When Dennis Rodman visited North Korea in September he described it as a “party,” but when UN investigators interviewed escapees from the country they found something completely different-evidence of torture, “detention, summary execution, forced abortion and other forms of sexual violence.”
UN investigators also found China played a key role in enabling North Korean atrocities.
According to the International Business Times, after a September visit with North Korean leader Kim Jong-un, Rodman described it as a “seven-star party.” He said Jong-un’s private island was “like Hawaii or Ibiza, but he’s the only one that lives there.” Rodman said Jong-un liked having people around him, and he liked them “to be happy.”
However, according to a UN report published by Reuters, the real North Korea looks far different from the fantasy island Rodman visited. In the real North Korea there are tanks in which people are dunked upside down as a means of torture. While being dunked, they have needles pushed under their fingernails.

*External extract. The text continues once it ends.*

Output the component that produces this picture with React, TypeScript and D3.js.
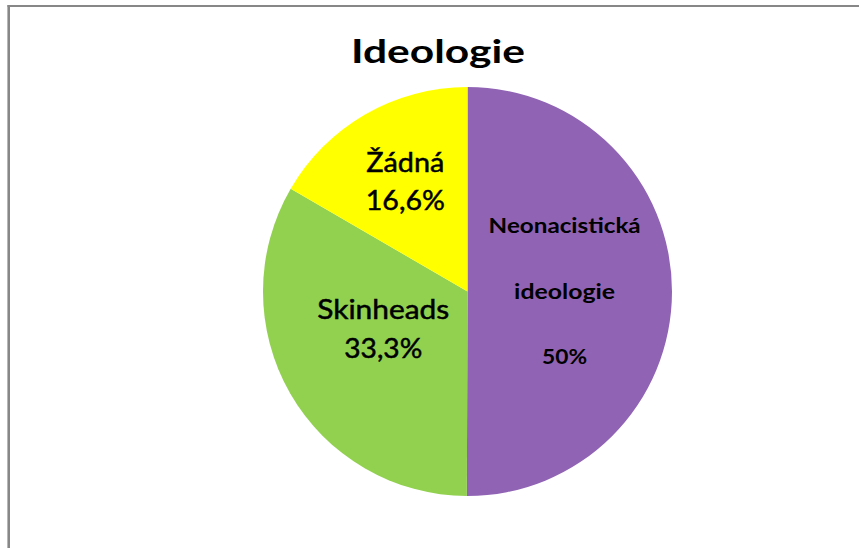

In the real North Korea, there are four operational prison camps where political dissidents and others are tortured, interrogated, starved, and killed the report claims. Altogether, 80,000 to 120,000 prisoners are kept in these camps.
Some of the worst treatment North Koreans receive comes after they are sent back to North Korea from China. This repatriation results in torture and sexual violence to the most heinous degree. UN investigators observed that China could spare these humans a world of misery by halting the practice, yet China does not relent in deporting escapees.
On December 16th, chairman Michael Kirby of the UN’s Commission of Inquiry on Human Rights in North Korea sent a letter to China’s ambassador in Geneva warning that the continued forced repatriation “could amount to… aiding and abetting crimes against humanity.” The ambassador responded that those being repatriated are criminals and on those grounds are being returned to North Korea.